Source: Jewish Insider

Gantz’s departure left Netanyahu with “no counterbalance” in his war cabinet and could no longer say his decisions on the war in Gaza had broad support, the Jewish Insider noted. With only religious groups left in the coalition, Netanyahu’s Likud party was the only ‘nominally secular’ party left in the coalition: Gantz’s departure gave ‘Netanyahu less political and diplomatic cover to say that Israel’s maneuvers getting support from both sides of the aisle.”

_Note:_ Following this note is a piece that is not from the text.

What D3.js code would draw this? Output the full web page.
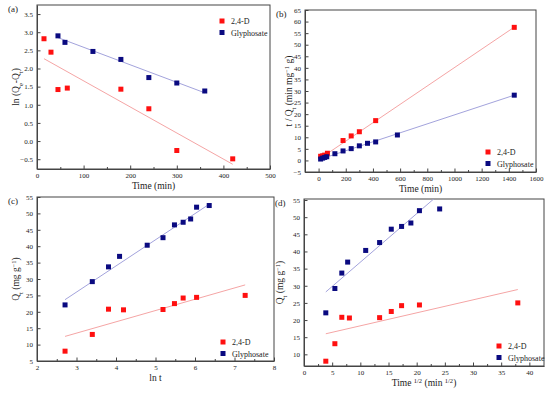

Netanyahu has spoken with the IDF in recent days

Source: The Guardian, Reuters

Israel’s military announced on Sunday that the military would implement a daily humanitarian pause in Gaza to allow aid into the enclave, a plan criticized by Netanyahu and highlighting growing divisions between him and the IDF. “We have a country with an army, not an army with a country,” he said, according to Israeli TV channels. The war cabinet has had a series of disagreements with the military over how the war has been conducted, and Gantz argued before his departure that Netanyahu did not have an effective strategy in Gaza, Reuters noted.

Israel is heading for war with Hezbollah in Lebanon

Source: Haaretz

Disagreements are emerging among cabinet members and with the IDF as Netanyahu’s government appears to be heading towards a second war front, Haaretz’s military correspondent Amos Harel reported. Israel has exchanged fire with Hezbollah, an Iranian-backed militant organization in Lebanon, since the start of the war, but the fighting has intensified in recent days. France and the US are working to reach a ceasefire agreement in Gaza “before an all-out war breaks out” in the region, he noted, but Israeli officials have criticized these efforts, accusing France of being “anti-Israeli ” actions. Assessments “that the IDF will quite easily overcome Hezbollah in southern Lebanon sound disconnected from reality and are based on a misinterpretation of Israeli military strength,” Harel wrote.